WRITTEN EXERCISE:
Leave out every picture. Copy exactly the lines from the one holding "Emit a Python" through the one holding "[1, 1], [2, 1], [2]]".

DATA TO USE:

= = =

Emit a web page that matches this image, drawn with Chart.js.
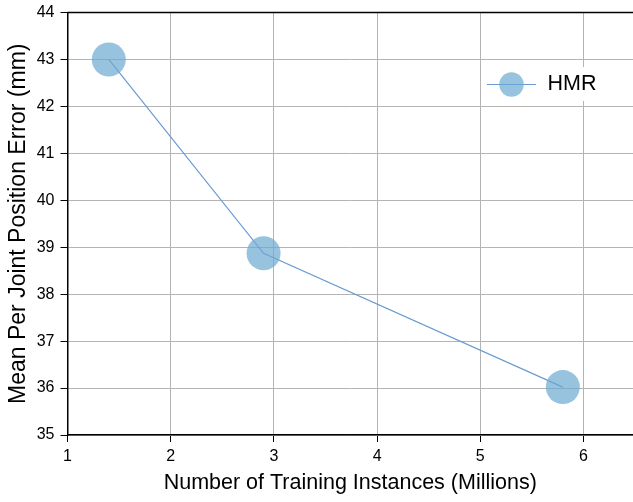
<!DOCTYPE html>
<html>
<head>
<meta charset="utf-8">
<script src="https://cdn.jsdelivr.net/npm/chart.js@4.4.1/dist/chart.umd.min.js"></script>
<style>
  html, body { margin: 0; padding: 0; background: #fff; overflow: hidden; }
  #wrap { width: 633px; height: 502px; position: relative; }
</style>
</head>
<body>
<div id="wrap"><canvas id="errChart"></canvas></div>
<script>
const seriesName = 'HMR';
const trainingInstances = [1.4, 2.9, 5.8];
const mpjpe = [43.0, 38.87, 36.02];
const xTicks = [1, 2, 3, 4, 5, 6];
const yTicks = [35, 36, 37, 38, 39, 40, 41, 42, 43, 44];

const pointFill = 'rgba(107,170,210,0.7)';
const lineColor = '#6a9bd1';
const font = "'Liberation Sans', Arial, sans-serif";

// top spine + legend drawn by hand (line + marker + label)
const extras = {
    id: 'extras',
    afterDatasetsDraw(chart) {
        const ctx = chart.ctx;
        const a = chart.chartArea;
        ctx.save();
        ctx.strokeStyle = '#000';
        ctx.lineWidth = 1.5;
        ctx.beginPath();
        ctx.moveTo(a.left, a.top);
        ctx.lineTo(a.right, a.top);
        ctx.stroke();

        const lx = 487, ly = 84.5;
        ctx.fillStyle = '#fff';
        ctx.fillRect(543, 67, 62, 34);
        ctx.strokeStyle = lineColor;
        ctx.lineWidth = 1.2;
        ctx.beginPath();
        ctx.moveTo(lx, ly);
        ctx.lineTo(lx + 49, ly);
        ctx.stroke();
        ctx.fillStyle = pointFill;
        ctx.beginPath();
        ctx.arc(lx + 24.5, ly, 12.2, 0, Math.PI * 2);
        ctx.fill();
        ctx.fillStyle = '#000';
        ctx.font = '21.5px ' + font;
        ctx.textBaseline = 'middle';
        ctx.fillText(seriesName, 547.5, ly);
        ctx.restore();
    }
};

function noScalePadding(s) {
    s.paddingTop = 0;
    s.paddingBottom = 0;
    s.paddingLeft = 0;
    s.paddingRight = 0;
}

new Chart(document.getElementById('errChart'), {
    type: 'line',
    data: {
        datasets: [{
            label: seriesName,
            data: trainingInstances.map((x, i) => ({x: x, y: mpjpe[i]})),
            borderColor: lineColor,
            borderWidth: 1.2,
            pointRadius: 17,
            pointHoverRadius: 17,
            pointBackgroundColor: pointFill,
            pointBorderWidth: 0,
            tension: 0
        }]
    },
    options: {
        responsive: true,
        maintainAspectRatio: false,
        animation: false,
        events: [],
        layout: { autoPadding: false, padding: { top: 12.5, right: 0, left: 0, bottom: 0 } },
        plugins: { legend: { display: false }, tooltip: { enabled: false } },
        scales: {
            x: {
                type: 'linear',
                min: 1,
                max: 6.48,
                afterBuildTicks: s => { s.ticks = xTicks.map(v => ({value: v})); },
                afterFit: s => { s.height = 67; noScalePadding(s); },
                grid: { color: '#b4b4b4', lineWidth: 1, tickColor: '#000', tickLength: 7 },
                border: { color: '#000', width: 1.5 },
                ticks: { color: '#000', font: { family: font, size: 16 }, padding: 5, maxRotation: 0 },
                title: {
                    display: true,
                    text: 'Number of Training Instances (Millions)',
                    color: '#000',
                    font: { family: font, size: 21.5 },
                    padding: { top: 4, bottom: 6 }
                }
            },
            y: {
                min: 35,
                max: 44,
                afterBuildTicks: s => { s.ticks = yTicks.map(v => ({value: v})); },
                afterFit: s => { s.width = 67.5; noScalePadding(s); },
                grid: { color: '#b4b4b4', lineWidth: 1, tickColor: '#000', tickLength: 7 },
                border: { color: '#000', width: 1.5 },
                ticks: { color: '#000', font: { family: font, size: 16 }, padding: 6 },
                title: {
                    display: true,
                    text: 'Mean Per Joint Position Error (mm)',
                    color: '#000',
                    font: { family: font, size: 23 },
                    padding: { top: 5, bottom: 4 }
                }
            }
        }
    },
    plugins: [extras]
});
</script>
</body>
</html>
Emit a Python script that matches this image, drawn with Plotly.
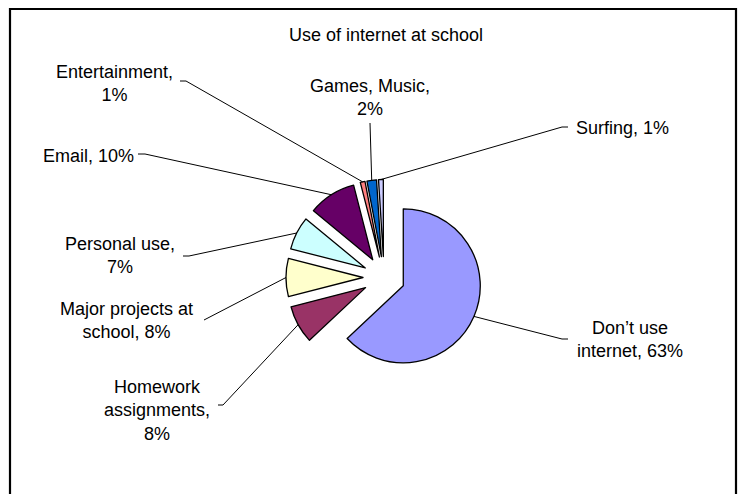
import math
import plotly.graph_objects as go

# ---- data -------------------------------------------------------------
categories = [
    "Don’t use internet",
    "Homework assignments",
    "Major projects at school",
    "Personal use",
    "Email",
    "Entertainment",
    "Games, Music",
    "Surfing",
]
shares = [63, 8, 8, 7, 10, 1, 2, 1]
slice_colors = ["#9999FF", "#993366", "#FFFFCC", "#CCFFFF",
                "#660066", "#FF8080", "#0066CC", "#CCCCFF"]
chart_title = "Use of internet at school"

# words per line when a data label is wrapped
label_wrap = [[2, 2], [1, 1, 1], [3, 2], [2, 1], [2], [1, 1], [2, 1], [2]]

# ---- layout geometry (pixels) ------------------------------------------
W, H = 745, 494
CX, CY = 384, 277.5        # pie centre
R = 77                     # slice radius
EXPLODE = 21               # distance each slice is pulled out
PULL = EXPLODE / R
FONT = dict(family="Liberation Sans, Arial, sans-serif", size=18, color="black")

# label block centres and the point where each leader line leaves its label
label_xy = [(630, 339.5), (157, 410), (126, 320.5), (120, 255.5),
            (88, 156), (114, 83.5), (370, 98), (622, 128)]
leader_from = [(568, 339), (218, 405), (204, 320), (183, 256),
               (138, 154), (180, 81), (370, 123), (568, 127)]
stub = [-6, 5, 0, 6, 7, 6, 0, -6]


def px(x):
    return x / W


def py(y):
    return 1 - y / H


def wrap(text, counts):
    words = text.split(" ")
    lines, k = [], 0
    for c in counts:
        lines.append(" ".join(words[k:k + c]))
        k += c
    return "<br>".join(lines)


half = R + EXPLODE
fig = go.Figure(go.Pie(
    labels=categories,
    values=shares,
    sort=False,
    direction="clockwise",
    rotation=0,
    pull=[PULL] * len(shares),
    marker=dict(colors=slice_colors, line=dict(color="black", width=1.3)),
    textinfo="none",
    hoverinfo="label+percent",
    showlegend=False,
    domain=dict(x=[px(CX - half), px(CX + half)],
                y=[py(CY + half), py(CY - half)]),
))

total = sum(shares)
shapes, annotations = [], []
cum = 0
for i, (cat, v) in enumerate(zip(categories, shares)):
    mid = (cum + v / 2) / total * 2 * math.pi
    cum += v
    # midpoint of the exploded slice's outer arc
    ex = CX + (R + EXPLODE) * math.sin(mid)
    ey = CY - (R + EXPLODE) * math.cos(mid)
    lx, ly = leader_from[i]
    path = f"M {px(lx)},{py(ly)} L {px(lx + stub[i])},{py(ly)} L {px(ex)},{py(ey)}"
    shapes.append(dict(type="path", xref="paper", yref="paper", path=path,
                       line=dict(color="black", width=1)))
    tx, ty = label_xy[i]
    annotations.append(dict(
        text=wrap(f"{cat}, {v}%", label_wrap[i]),
        x=px(tx), y=py(ty), xref="paper", yref="paper",
        xanchor="center", yanchor="middle", align="center",
        showarrow=False, font=FONT,
    ))

# chart area frame
shapes.append(dict(type="rect", xref="paper", yref="paper",
                   x0=px(10), x1=px(736), y0=py(520), y1=py(9),
                   line=dict(color="black", width=2.2)))

annotations.append(dict(text=chart_title, x=px(386), y=py(35),
                        xref="paper", yref="paper", xanchor="center",
                        yanchor="middle", showarrow=False, font=FONT))

fig.update_layout(
    width=W, height=H, autosize=False,
    margin=dict(l=0, r=0, t=0, b=0),
    paper_bgcolor="white", plot_bgcolor="white",
    shapes=shapes, annotations=annotations,
)

fig.write_html("out.html")
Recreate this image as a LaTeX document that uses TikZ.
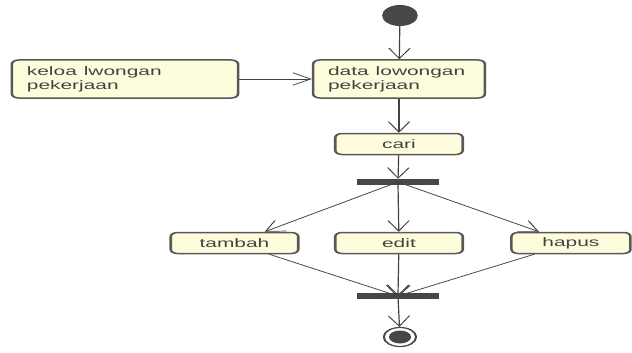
\documentclass[tikz,border=0pt]{standalone}
\usepackage{fontspec}
\setmainfont{Liberation Sans}
\usetikzlibrary{arrows.meta}
\definecolor{boxfill}{RGB}{253,253,221}
\definecolor{boxline}{RGB}{88,88,88}
\definecolor{ink}{RGB}{66,66,66}
\definecolor{dot}{RGB}{71,71,71}
\tikzset{
  act/.style={draw=boxline, line width=1.5pt, fill=boxfill, rounded corners=4pt, text=ink,
    font=\fontsize{12.3}{14}\selectfont, minimum height=21pt, inner sep=0pt},
  actlong/.style={act, minimum height=38pt, align=left, text width=#1, inner xsep=8.8pt},
  bar/.style={fill=dot, minimum width=48pt, minimum height=6pt, inner sep=0pt},
  flow/.style={draw=ink, line width=0.7pt, -{Straight Barb[length=10.5pt,width=12.5pt]}},
}

\begin{document}
\begin{tikzpicture}
\useasboundingbox (0,0) rectangle (632pt,-353pt);
\begin{scope}[x=0.5882pt, y=-1pt, transform canvas={xscale=1.7}]
% nodes
\node[circle, fill=dot, minimum size=21pt, inner sep=0pt] (start) at (400,15.5) {};
\node[actlong=83.4pt] (data) at (399,79) {data lowongan\\pekerjaan};
\node[actlong=115.4pt] (kelola) at (125,79) {keloa lwongan\\pekerjaan};
\node[act, minimum width=75pt] (cari) at (399,144) {cari};
\node[bar] (fork) at (398,182) {};
\node[act, minimum width=75pt] (tambah) at (234.5,243) {tambah};
\node[act, minimum width=75pt] (edit) at (399,243) {edit};
\node[act, minimum width=70pt] (hapus) at (571,243) {hapus};
\node[bar] (join) at (398,296) {};
\node[circle, draw=dot, line width=1.2pt, minimum size=19pt, inner sep=0pt] (end) at (400,337) {};
\fill[dot] (end.center) circle (6.5pt);
% flows
\draw[flow] (start) -- (data);
\draw[flow] (kelola) -- (data);
\draw[flow] (data) -- (cari);
\draw[flow] (cari) -- (fork);
\foreach \b in {tambah, edit, hapus} {
  \draw[flow] (fork.center) -- (\b);
  \draw[flow] (\b) -- (join.center);
}
\draw[flow] (join) -- (end);
\end{scope}
\end{tikzpicture}
\end{document}
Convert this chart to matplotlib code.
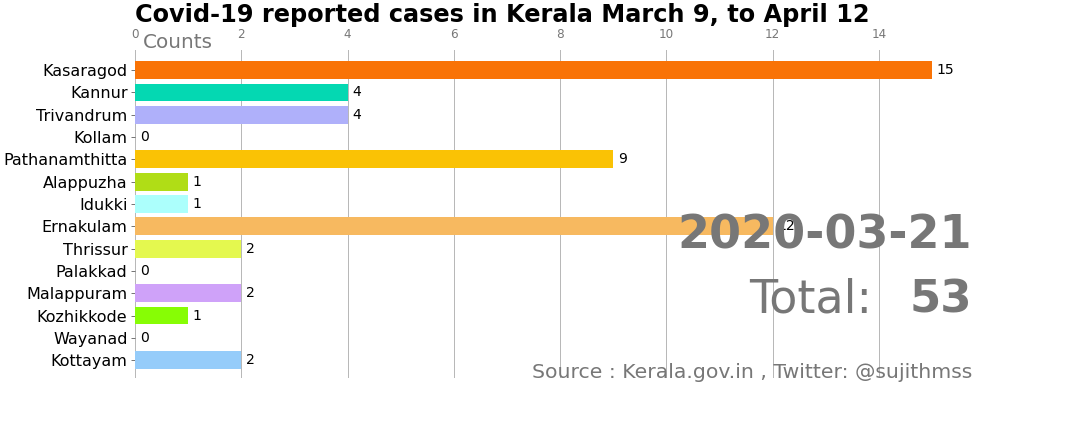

= = =

OUTPUT OF THE EXERCISE:
Emit a Python script that matches this image, drawn with Plotly.
import math
import plotly.graph_objects as go

# ---- data -------------------------------------------------------------
categories = [
    "Don’t use internet",
    "Homework assignments",
    "Major projects at school",
    "Personal use",
    "Email",
    "Entertainment",
    "Games, Music",
    "Surfing",
]
shares = [63, 8, 8, 7, 10, 1, 2, 1]
slice_colors = ["#9999FF", "#993366", "#FFFFCC", "#CCFFFF",
                "#660066", "#FF8080", "#0066CC", "#CCCCFF"]
chart_title = "Use of internet at school"

# words per line when a data label is wrapped
label_wrap = [[2, 2], [1, 1, 1], [3, 2], [2, 1], [2], [1, 1], [2, 1], [2]]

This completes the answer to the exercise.